The first three months
Thiel has said that a previous boss of his provided him with an invaluable lesson about when you are first starting out in a leadership position. When beginning a new role, talk to as many people within your team as possible – at Thiel’s scale, he sets his goal at over 100 people within the first 90 days. His reasoning behind this is that before making any changes you must first understand how the people you lead hope to see you do so, and has never been left unsurprised by what he finds in these meetings.
Another way to have a lasting influence within your role as leader is to ensure the culture is tight. For Thiel, in meeting with his employees he found that they were consistently mentioning that something was missing in the company’s culture that was ultimately preventing it from reaching its full potential.
After calling an all-hands meeting with the entire company during which time they spent three hours reviewing what was working well and what wasn’t within the organization, the group as a whole came to the conclusion that two new values – trust and respect – needed to be added to the company’s language.
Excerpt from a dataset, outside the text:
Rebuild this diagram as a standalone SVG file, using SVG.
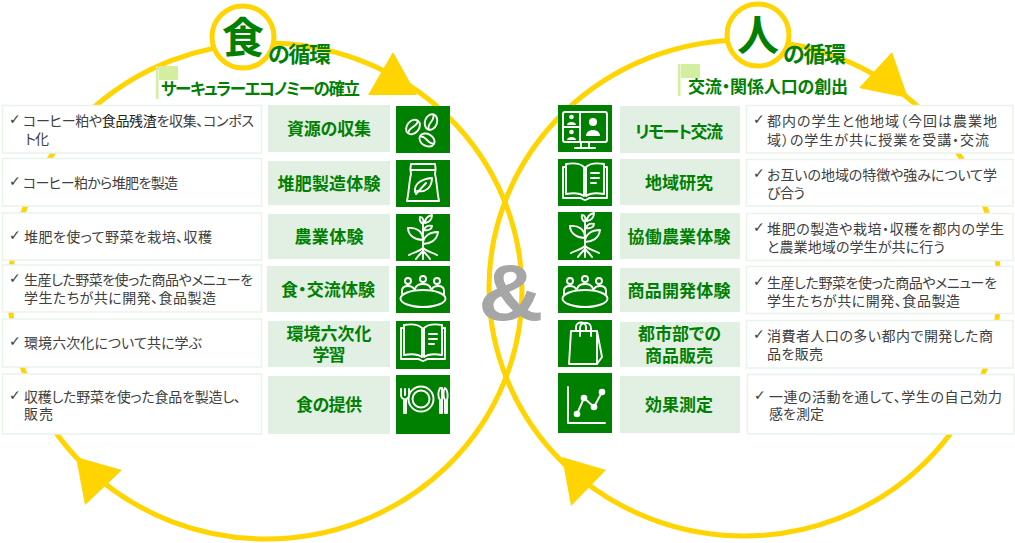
<svg xmlns="http://www.w3.org/2000/svg" xmlns:xlink="http://www.w3.org/1999/xlink" width="1015" height="543" viewBox="0 0 1015 543">
<style>
text{font-family:"Noto Sans CJK JP","Noto Sans",sans-serif;font-feature-settings:"palt"}
.ring{fill:none;stroke:#FFD400;stroke-width:5}
.head{fill:#FFD400}
.badge{fill:#fff;stroke:#FFD400;stroke-width:5}
.box{fill:#fff;stroke:#E8F3EA;stroke-width:1.5}
.mid{fill:#E2F0E4}
.ico{fill:#008000}
.i{fill:none;stroke:#fff;stroke-width:1.9;stroke-linecap:round;stroke-linejoin:round}
.f{fill:#fff;stroke:none}
.t{font-size:14px;fill:#404040}
.c{font-family:"DejaVu Sans",sans-serif;font-size:14px;fill:#404040}
.m{font-size:17px;font-weight:700;fill:#008000;text-anchor:middle}
.h{font-weight:700;fill:#008000}
.flag{fill:#D4EE9F}
</style>
<defs>
<g id="seed"><path class="i" d="M27 45V9M27 26C20 26 12 22 12 14C20 13 27 17 27 26ZM27 30C33 30 41 27 42 18C34 18 27 22 27 30ZM29 9C29 5 32 2 36 1C36 5 34 8 29 9ZM27 10C25 9 23 6 24 3C27 3 28 6 27 10ZM28 16C29 12 33 11 36 12C36 15 32 17 28 16ZM27 34C23 38 18 38 13 41M27 34C31 38 36 38 41 41M27 37C24 40 22 42 20 45M27 37C30 40 32 42 34 45"/></g>
<g id="table"><ellipse class="i" cx="27" cy="32.500" rx="22.500" ry="8.500"/><circle class="i" cx="12" cy="15" r="3"/><circle class="i" cx="27" cy="13" r="3"/><circle class="i" cx="41" cy="15" r="3"/><path class="i" d="M6 28V25C6 21 9 20 12 20C15 20 17 21 18 23M19 23C20 19 23 18 27 18C31 18 34 19 35 23M36 23C37 21 39 20 42 20C45 20 48 21 48 25V28"/></g>
<g id="book"><path class="i" d="M8 7H5V38H22C24 38 25 40 27 40C29 40 30 38 32 38H49V7H46M8 4C14 3 22 3 26 7V36C22 33 14 33 8 34ZM46 4C40 3 32 3 28 7V36C32 33 40 33 46 34Z"/><path class="i" d="M33 13H41M33 18H41M33 23H38"/></g>
</defs>

<g id="connectors">
<ellipse class="ring" cx="266" cy="291" rx="256" ry="248"/>
<ellipse class="ring" cx="744" cy="288" rx="255" ry="248"/>
<polygon class="head" points="393,52 417,95 368,95"/>
<polygon class="head" points="892,52 908,98 859,88"/>
<polygon class="head" points="76,457 122,470 85,505"/>
<polygon class="head" points="562,457 606,470 571,506"/>
</g>

<g id="title-food">
<circle class="badge" cx="243" cy="37" r="31"/>
<text class="h" x="243" y="53" font-size="42" text-anchor="middle">食</text>
<text class="h" x="268" y="62" font-size="22" textLength="63">の循環</text>
<rect class="flag" x="156" y="66" width="2.500" height="33"/>
<rect class="flag" x="159" y="66" width="19" height="14"/>
<text class="h" x="161" y="95" font-size="16.500" textLength="199">サーキュラーエコノミーの確立</text>
</g>
<g id="title-people">
<circle class="badge" cx="758" cy="35" r="31"/>
<text class="h" x="758" y="51" font-size="42" text-anchor="middle">人</text>
<text class="h" x="783" y="62" font-size="22" textLength="63">の循環</text>
<rect class="flag" x="678" y="64" width="2.500" height="32"/>
<rect class="flag" x="681" y="64" width="19" height="14"/>
<text class="h" x="688" y="93" font-size="17" textLength="160">交流・関係人口の創出</text>
</g>
<g id="ampersand"><text transform="translate(511 320) scale(1.13 1)" font-size="80" font-weight="700" text-anchor="middle" fill="#A6A6A6" style="font-family:'Liberation Sans',sans-serif">&amp;</text></g>

<g id="food-1">
<rect class="box" x="2.500" y="105.500" width="259" height="47.500"/>
<text class="c" x="9" y="124">✓</text>
<text class="t" x="23" y="126" textLength="231">コーヒー粕や<tspan fill="#222">食品残渣</tspan>を収集、コンポス</text>
<text class="t" x="25" y="144" textLength="24">ト化</text>
<rect class="mid" x="268" y="105" width="122" height="47"/>
<text class="m" x="329" y="135" textLength="84">資源の収集</text>
<rect class="ico" x="396" y="106" width="54" height="47"/>
<g transform="translate(396 106)"><g transform="rotate(-50 17 21)"><ellipse class="i" cx="17" cy="21" rx="8" ry="6"/><path class="i" d="M10 21C14 18 20 24 24 21"/></g><g transform="rotate(-70 35 16)"><ellipse class="i" cx="35" cy="16" rx="8" ry="6"/><path class="i" d="M28 16C32 13 38 19 42 16"/></g><g transform="rotate(30 31 34)"><ellipse class="i" cx="31" cy="34" rx="8" ry="6"/><path class="i" d="M24 34C28 31 34 37 38 34"/></g></g>
</g>
<g id="food-2">
<rect class="box" x="2.500" y="158.500" width="259" height="47.500"/>
<text class="c" x="9" y="186">✓</text>
<text class="t" x="23" y="188" textLength="155">コーヒー粕から堆肥を製造</text>
<rect class="mid" x="268" y="161" width="122" height="44"/>
<text class="m" x="329" y="190" textLength="103">堆肥製造体験</text>
<rect class="ico" x="396" y="160" width="54" height="47"/>
<g transform="translate(396 160)"><path class="i" d="M15 4H39M15 4C14 8 14 10 15 14C13 22 13 32 11 41H43C41 32 41 22 39 14C40 10 40 8 39 4M15 10H39"/><path class="i" d="M19 32C18 23 26 19 36 18C36 27 30 33 21 31M20 34L30 23"/></g>
</g>
<g id="food-3">
<rect class="box" x="2.500" y="213" width="259" height="47"/>
<text class="c" x="9" y="240">✓</text>
<text class="t" x="24" y="242" textLength="188">堆肥を使って野菜を栽培、収穫</text>
<rect class="mid" x="268" y="214" width="122" height="45"/>
<text class="m" x="329" y="243" textLength="69">農業体験</text>
<rect class="ico" x="396" y="214" width="54" height="47"/>
<use xlink:href="#seed" href="#seed" transform="translate(396 214)"/>
</g>
<g id="food-4">
<rect class="box" x="2.500" y="265" width="259" height="47"/>
<text class="c" x="9" y="283">✓</text>
<text class="t" x="24" y="285" textLength="229">生産した野菜を使った商品やメニューを</text>
<text class="t" x="24" y="303" textLength="192">学生たちが共に開発、食品製造</text>
<rect class="mid" x="267" y="266" width="122" height="46"/>
<text class="m" x="328" y="296" textLength="94">食・交流体験</text>
<rect class="ico" x="396" y="266" width="54" height="47"/>
<use xlink:href="#table" href="#table" transform="translate(396 266)"/>
</g>
<g id="food-5">
<rect class="box" x="2.500" y="319" width="259" height="48"/>
<text class="c" x="9" y="346">✓</text>
<text class="t" x="24" y="348" textLength="178">環境六次化について共に学ぶ</text>
<rect class="mid" x="268" y="321" width="122" height="46"/>
<text class="m" x="329" y="340" textLength="85">環境六次化</text>
<text class="m" x="329" y="361" textLength="33">学習</text>
<rect class="ico" x="396" y="321" width="54" height="48"/>
<use xlink:href="#book" href="#book" transform="translate(396 321)"/>
</g>
<g id="food-6">
<rect class="box" x="2.500" y="374" width="259" height="60"/>
<text class="c" x="9" y="400">✓</text>
<text class="t" x="24" y="402" textLength="217">収穫した野菜を使った食品を製造し、</text>
<text class="t" x="24" y="419" textLength="29">販売</text>
<rect class="mid" x="268" y="376" width="122" height="58"/>
<text class="m" x="329" y="411" textLength="66">食の提供</text>
<rect class="ico" x="396" y="375" width="54" height="59"/>
<g transform="translate(396 375)"><circle class="i" cx="25" cy="24" r="12.500"/><circle class="i" cx="25" cy="24" r="8.500"/><path class="i" d="M5 14V20C5 23 7 24 8 24V38H10V24C11 24 13 23 13 20V14M9 14V20"/><path class="i" d="M44 13C42 17 42 22 44 25V38H46V13ZM49 13C47 15 47 22 49 25V38H51V25C52 22 52 15 49 13Z"/></g>
</g>

<g id="people-1">
<rect class="ico" x="558" y="105" width="54" height="47"/>
<g transform="translate(558 105)"><rect class="i" x="5" y="7" width="44" height="30" rx="2"/><path class="i" d="M22 7V37M5 22H22"/><path class="i" d="M23 37V42M31 37V42M17 43H37"/><circle class="f" cx="13.500" cy="12" r="2.300"/><path class="f" d="M9 20C9 16 18 16 18 20Z"/><circle class="f" cx="13.500" cy="27" r="2.300"/><path class="f" d="M9 35C9 31 18 31 18 35Z"/><circle class="f" cx="35" cy="17" r="4"/><path class="f" d="M28 31C28 23 42 23 42 31Z"/></g>
<rect class="mid" x="620" y="106" width="120" height="47"/>
<text class="m" x="679" y="138" textLength="88">リモート交流</text>
<rect class="box" x="746.500" y="105.500" width="266.500" height="47.500"/>
<text class="c" x="753" y="124">✓</text>
<text class="t" x="767" y="126" textLength="230">都内の学生と他地域（今回は農業地</text>
<text class="t" x="767" y="145" textLength="222">域）の学生が共に授業を受講・交流</text>
</g>
<g id="people-2">
<rect class="ico" x="558" y="159" width="54" height="47"/>
<use xlink:href="#book" href="#book" transform="translate(558 160)"/>
<rect class="mid" x="620" y="159" width="120" height="46"/>
<text class="m" x="679" y="189" textLength="68">地域研究</text>
<rect class="box" x="746.500" y="159.500" width="266.500" height="46.500"/>
<text class="c" x="753" y="178">✓</text>
<text class="t" x="767" y="180" textLength="230">お互いの地域の特徴や強みについて学</text>
<text class="t" x="767" y="198" textLength="38">び合う</text>
</g>
<g id="people-3">
<rect class="ico" x="558" y="212" width="54" height="48"/>
<use xlink:href="#seed" href="#seed" transform="translate(558 212)"/>
<rect class="mid" x="620" y="213" width="120" height="46"/>
<text class="m" x="679" y="243" textLength="103">協働農業体験</text>
<rect class="box" x="746.500" y="213.500" width="266.500" height="47"/>
<text class="c" x="753" y="232">✓</text>
<text class="t" x="767" y="234" textLength="237">堆肥の製造や栽培・収穫を都内の学生</text>
<text class="t" x="767" y="252" textLength="178">と農業地域の学生が共に行う</text>
</g>
<g id="people-4">
<rect class="ico" x="558" y="266" width="54" height="47"/>
<use xlink:href="#table" href="#table" transform="translate(558 266)"/>
<rect class="mid" x="620" y="268" width="120" height="44"/>
<text class="m" x="679" y="297" textLength="103">商品開発体験</text>
<rect class="box" x="746.500" y="266.500" width="266.500" height="47"/>
<text class="c" x="753" y="286">✓</text>
<text class="t" x="767" y="288" textLength="230">生産した野菜を使った商品やメニューを</text>
<text class="t" x="767" y="306" textLength="193">学生たちが共に開発、食品製造</text>
</g>
<g id="people-5">
<rect class="ico" x="558" y="320" width="54" height="47"/>
<g transform="translate(558 320)"><path class="i" d="M13 11H39L44 37L39 44H11ZM39 44L39 11M22 16V8C22 1 33 1 33 8V16M18 11V7C18 1 28 1 28 7V11"/></g>
<rect class="mid" x="620" y="322" width="120" height="45"/>
<text class="m" x="679.500" y="340" textLength="83">都市部での</text>
<text class="m" x="679" y="362" textLength="68">商品販売</text>
<rect class="box" x="746.500" y="320.500" width="266.500" height="47.500"/>
<text class="c" x="753" y="339">✓</text>
<text class="t" x="767" y="341" textLength="226">消費者人口の多い都内で開発した商</text>
<text class="t" x="767" y="359" textLength="56">品を販売</text>
</g>
<g id="people-6">
<rect class="ico" x="558" y="373" width="54" height="60"/>
<g transform="translate(558 373)"><path class="i" d="M10 14V50H47" stroke-width="2.400"/><path class="i" d="M19 41L26 25L36 34L44 19"/><circle class="f" cx="19" cy="41" r="3.300"/><circle class="f" cx="26" cy="25" r="3.300"/><circle class="f" cx="36" cy="34" r="3.300"/><circle class="f" cx="44" cy="19" r="3.300"/></g>
<rect class="mid" x="620" y="376" width="120" height="57"/>
<text class="m" x="679" y="411" textLength="68">効果測定</text>
<rect class="box" x="747.500" y="374.500" width="266.500" height="59.500"/>
<text class="c" x="754" y="400">✓</text>
<text class="t" x="769" y="402" textLength="233">一連の活動を通して、学生の自己効力</text>
<text class="t" x="769" y="419" textLength="55">感を測定</text>
</g>
</svg>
Finally, Carsten Thiel recommends that every leader ensure that those they lead understand the greater purpose for why they are showing up and providing their best work every day. Financial targets are certainly important tools for a company’s success, but they are not to be confused with a larger mission that will inspire people even when the work is occasionally difficult. Monetary compensation can only motivate people up to a certain point, but research is increasingly showing that people desire a larger reason for getting out of bed and to the office every morning, and it is the responsibility of the leader to provide it.